** START OF Material **

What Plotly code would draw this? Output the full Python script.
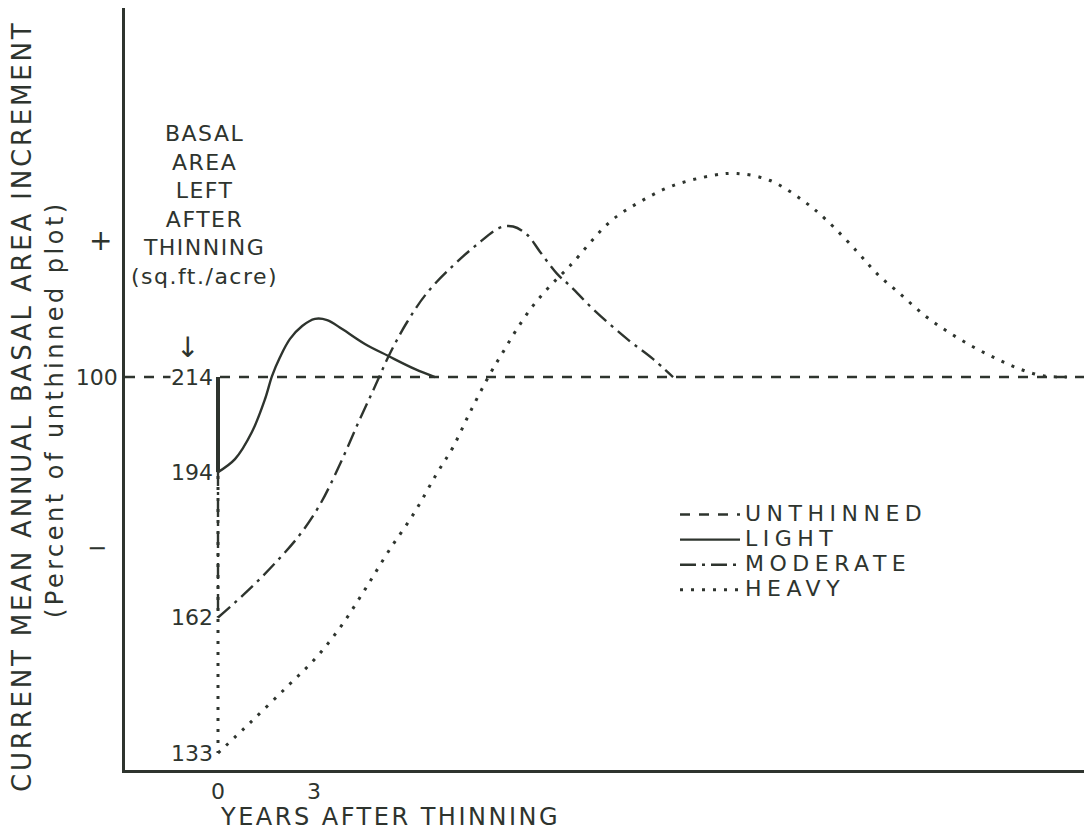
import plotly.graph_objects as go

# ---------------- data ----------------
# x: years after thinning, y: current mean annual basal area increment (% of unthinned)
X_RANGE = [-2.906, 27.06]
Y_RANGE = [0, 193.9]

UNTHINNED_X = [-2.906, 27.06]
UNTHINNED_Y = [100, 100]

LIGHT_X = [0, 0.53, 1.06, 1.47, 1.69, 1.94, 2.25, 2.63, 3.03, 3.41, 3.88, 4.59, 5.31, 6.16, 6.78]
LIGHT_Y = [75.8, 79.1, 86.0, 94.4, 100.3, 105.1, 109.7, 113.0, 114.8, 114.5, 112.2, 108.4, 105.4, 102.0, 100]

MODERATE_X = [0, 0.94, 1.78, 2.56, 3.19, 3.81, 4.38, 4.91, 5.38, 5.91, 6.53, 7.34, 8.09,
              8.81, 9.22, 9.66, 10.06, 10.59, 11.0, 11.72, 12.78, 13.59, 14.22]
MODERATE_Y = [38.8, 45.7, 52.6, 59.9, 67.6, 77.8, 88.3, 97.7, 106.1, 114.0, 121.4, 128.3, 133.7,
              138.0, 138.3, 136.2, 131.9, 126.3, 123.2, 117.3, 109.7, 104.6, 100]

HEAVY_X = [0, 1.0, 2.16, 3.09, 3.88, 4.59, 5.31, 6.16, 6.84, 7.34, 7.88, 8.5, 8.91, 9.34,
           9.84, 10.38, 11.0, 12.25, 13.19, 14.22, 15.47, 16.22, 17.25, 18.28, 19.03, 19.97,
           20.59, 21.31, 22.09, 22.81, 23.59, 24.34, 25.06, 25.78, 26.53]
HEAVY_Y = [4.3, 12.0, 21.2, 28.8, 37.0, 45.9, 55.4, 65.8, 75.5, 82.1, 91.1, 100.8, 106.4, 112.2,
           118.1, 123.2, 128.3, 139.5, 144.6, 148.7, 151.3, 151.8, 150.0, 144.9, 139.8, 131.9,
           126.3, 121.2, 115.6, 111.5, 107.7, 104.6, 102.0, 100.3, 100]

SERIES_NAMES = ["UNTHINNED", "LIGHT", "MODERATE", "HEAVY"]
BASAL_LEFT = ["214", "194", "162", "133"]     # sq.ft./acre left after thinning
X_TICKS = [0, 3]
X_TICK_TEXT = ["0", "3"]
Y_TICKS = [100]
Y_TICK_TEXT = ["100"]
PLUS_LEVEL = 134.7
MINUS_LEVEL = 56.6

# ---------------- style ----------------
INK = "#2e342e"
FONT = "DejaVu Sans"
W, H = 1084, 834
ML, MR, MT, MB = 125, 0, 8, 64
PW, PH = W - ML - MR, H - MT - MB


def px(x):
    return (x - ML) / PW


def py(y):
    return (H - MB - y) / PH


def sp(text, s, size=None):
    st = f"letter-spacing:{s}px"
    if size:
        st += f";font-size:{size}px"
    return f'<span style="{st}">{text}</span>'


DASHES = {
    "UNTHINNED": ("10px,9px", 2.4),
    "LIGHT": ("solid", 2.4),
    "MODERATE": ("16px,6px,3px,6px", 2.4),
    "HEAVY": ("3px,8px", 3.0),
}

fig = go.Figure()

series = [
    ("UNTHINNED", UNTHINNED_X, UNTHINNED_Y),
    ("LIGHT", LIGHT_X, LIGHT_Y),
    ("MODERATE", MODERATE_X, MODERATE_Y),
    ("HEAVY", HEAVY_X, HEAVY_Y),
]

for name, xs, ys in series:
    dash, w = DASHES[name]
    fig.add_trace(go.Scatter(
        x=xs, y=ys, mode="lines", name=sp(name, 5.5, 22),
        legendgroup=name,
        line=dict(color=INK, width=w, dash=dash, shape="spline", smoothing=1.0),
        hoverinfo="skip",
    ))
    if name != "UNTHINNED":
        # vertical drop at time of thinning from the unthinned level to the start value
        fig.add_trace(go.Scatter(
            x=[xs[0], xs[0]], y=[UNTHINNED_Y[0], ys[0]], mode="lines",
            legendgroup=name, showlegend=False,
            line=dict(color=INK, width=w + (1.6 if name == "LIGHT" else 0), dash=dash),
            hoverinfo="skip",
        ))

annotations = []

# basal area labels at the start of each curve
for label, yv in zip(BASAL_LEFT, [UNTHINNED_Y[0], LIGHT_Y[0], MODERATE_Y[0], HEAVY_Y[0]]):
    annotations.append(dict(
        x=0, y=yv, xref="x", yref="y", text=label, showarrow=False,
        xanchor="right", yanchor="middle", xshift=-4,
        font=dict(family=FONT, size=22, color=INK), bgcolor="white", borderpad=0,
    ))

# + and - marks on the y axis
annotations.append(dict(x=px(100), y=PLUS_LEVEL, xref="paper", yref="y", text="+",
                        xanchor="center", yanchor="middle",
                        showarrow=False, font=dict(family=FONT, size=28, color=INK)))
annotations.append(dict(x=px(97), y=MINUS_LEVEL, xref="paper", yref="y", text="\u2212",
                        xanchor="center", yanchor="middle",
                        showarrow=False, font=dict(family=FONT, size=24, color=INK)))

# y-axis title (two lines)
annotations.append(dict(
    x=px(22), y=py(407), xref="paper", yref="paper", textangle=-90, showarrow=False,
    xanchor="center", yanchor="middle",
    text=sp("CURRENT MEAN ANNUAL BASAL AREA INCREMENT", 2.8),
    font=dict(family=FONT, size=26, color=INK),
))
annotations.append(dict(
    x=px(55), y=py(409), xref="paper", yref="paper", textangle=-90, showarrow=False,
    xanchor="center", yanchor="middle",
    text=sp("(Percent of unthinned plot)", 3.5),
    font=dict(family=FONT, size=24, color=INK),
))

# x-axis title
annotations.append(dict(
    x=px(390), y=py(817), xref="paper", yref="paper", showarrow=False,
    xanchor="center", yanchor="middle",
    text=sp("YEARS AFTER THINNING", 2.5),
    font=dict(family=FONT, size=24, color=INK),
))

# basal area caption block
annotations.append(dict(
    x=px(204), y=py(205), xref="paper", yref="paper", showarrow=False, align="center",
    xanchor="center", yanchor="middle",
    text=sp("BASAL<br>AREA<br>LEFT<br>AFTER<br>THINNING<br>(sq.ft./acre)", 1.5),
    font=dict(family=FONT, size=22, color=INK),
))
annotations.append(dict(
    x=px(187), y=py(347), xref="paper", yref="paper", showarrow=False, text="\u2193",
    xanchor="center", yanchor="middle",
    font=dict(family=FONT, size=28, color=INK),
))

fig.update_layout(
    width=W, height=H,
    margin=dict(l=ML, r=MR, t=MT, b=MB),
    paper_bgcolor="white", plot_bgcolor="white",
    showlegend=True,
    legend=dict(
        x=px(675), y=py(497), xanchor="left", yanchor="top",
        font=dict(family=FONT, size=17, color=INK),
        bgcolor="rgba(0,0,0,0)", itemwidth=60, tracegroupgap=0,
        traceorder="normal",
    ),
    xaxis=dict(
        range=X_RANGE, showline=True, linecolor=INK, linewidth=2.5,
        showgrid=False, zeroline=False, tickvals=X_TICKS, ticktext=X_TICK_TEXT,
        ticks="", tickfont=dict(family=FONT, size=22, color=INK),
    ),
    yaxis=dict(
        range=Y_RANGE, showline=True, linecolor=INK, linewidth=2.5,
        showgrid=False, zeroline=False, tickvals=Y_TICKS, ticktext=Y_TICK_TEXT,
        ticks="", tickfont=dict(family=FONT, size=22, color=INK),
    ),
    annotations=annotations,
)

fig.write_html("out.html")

** END OF Material **

Task statement:
Repeat, word for word and with no pictures, only the lines running from the beginning of the data to the line that contains "fig = go.Figure()".

Full answer:
What Plotly code would draw this? Output the full Python script.
import plotly.graph_objects as go

# ---------------- data ----------------
# x: years after thinning, y: current mean annual basal area increment (% of unthinned)
X_RANGE = [-2.906, 27.06]
Y_RANGE = [0, 193.9]

UNTHINNED_X = [-2.906, 27.06]
UNTHINNED_Y = [100, 100]

LIGHT_X = [0, 0.53, 1.06, 1.47, 1.69, 1.94, 2.25, 2.63, 3.03, 3.41, 3.88, 4.59, 5.31, 6.16, 6.78]
LIGHT_Y = [75.8, 79.1, 86.0, 94.4, 100.3, 105.1, 109.7, 113.0, 114.8, 114.5, 112.2, 108.4, 105.4, 102.0, 100]

MODERATE_X = [0, 0.94, 1.78, 2.56, 3.19, 3.81, 4.38, 4.91, 5.38, 5.91, 6.53, 7.34, 8.09,
              8.81, 9.22, 9.66, 10.06, 10.59, 11.0, 11.72, 12.78, 13.59, 14.22]
MODERATE_Y = [38.8, 45.7, 52.6, 59.9, 67.6, 77.8, 88.3, 97.7, 106.1, 114.0, 121.4, 128.3, 133.7,
              138.0, 138.3, 136.2, 131.9, 126.3, 123.2, 117.3, 109.7, 104.6, 100]

HEAVY_X = [0, 1.0, 2.16, 3.09, 3.88, 4.59, 5.31, 6.16, 6.84, 7.34, 7.88, 8.5, 8.91, 9.34,
           9.84, 10.38, 11.0, 12.25, 13.19, 14.22, 15.47, 16.22, 17.25, 18.28, 19.03, 19.97,
           20.59, 21.31, 22.09, 22.81, 23.59, 24.34, 25.06, 25.78, 26.53]
HEAVY_Y = [4.3, 12.0, 21.2, 28.8, 37.0, 45.9, 55.4, 65.8, 75.5, 82.1, 91.1, 100.8, 106.4, 112.2,
           118.1, 123.2, 128.3, 139.5, 144.6, 148.7, 151.3, 151.8, 150.0, 144.9, 139.8, 131.9,
           126.3, 121.2, 115.6, 111.5, 107.7, 104.6, 102.0, 100.3, 100]

SERIES_NAMES = ["UNTHINNED", "LIGHT", "MODERATE", "HEAVY"]
BASAL_LEFT = ["214", "194", "162", "133"]     # sq.ft./acre left after thinning
X_TICKS = [0, 3]
X_TICK_TEXT = ["0", "3"]
Y_TICKS = [100]
Y_TICK_TEXT = ["100"]
PLUS_LEVEL = 134.7
MINUS_LEVEL = 56.6

# ---------------- style ----------------
INK = "#2e342e"
FONT = "DejaVu Sans"
W, H = 1084, 834
ML, MR, MT, MB = 125, 0, 8, 64
PW, PH = W - ML - MR, H - MT - MB


def px(x):
    return (x - ML) / PW


def py(y):
    return (H - MB - y) / PH


def sp(text, s, size=None):
    st = f"letter-spacing:{s}px"
    if size:
        st += f";font-size:{size}px"
    return f'<span style="{st}">{text}</span>'


DASHES = {
    "UNTHINNED": ("10px,9px", 2.4),
    "LIGHT": ("solid", 2.4),
    "MODERATE": ("16px,6px,3px,6px", 2.4),
    "HEAVY": ("3px,8px", 3.0),
}

fig = go.Figure()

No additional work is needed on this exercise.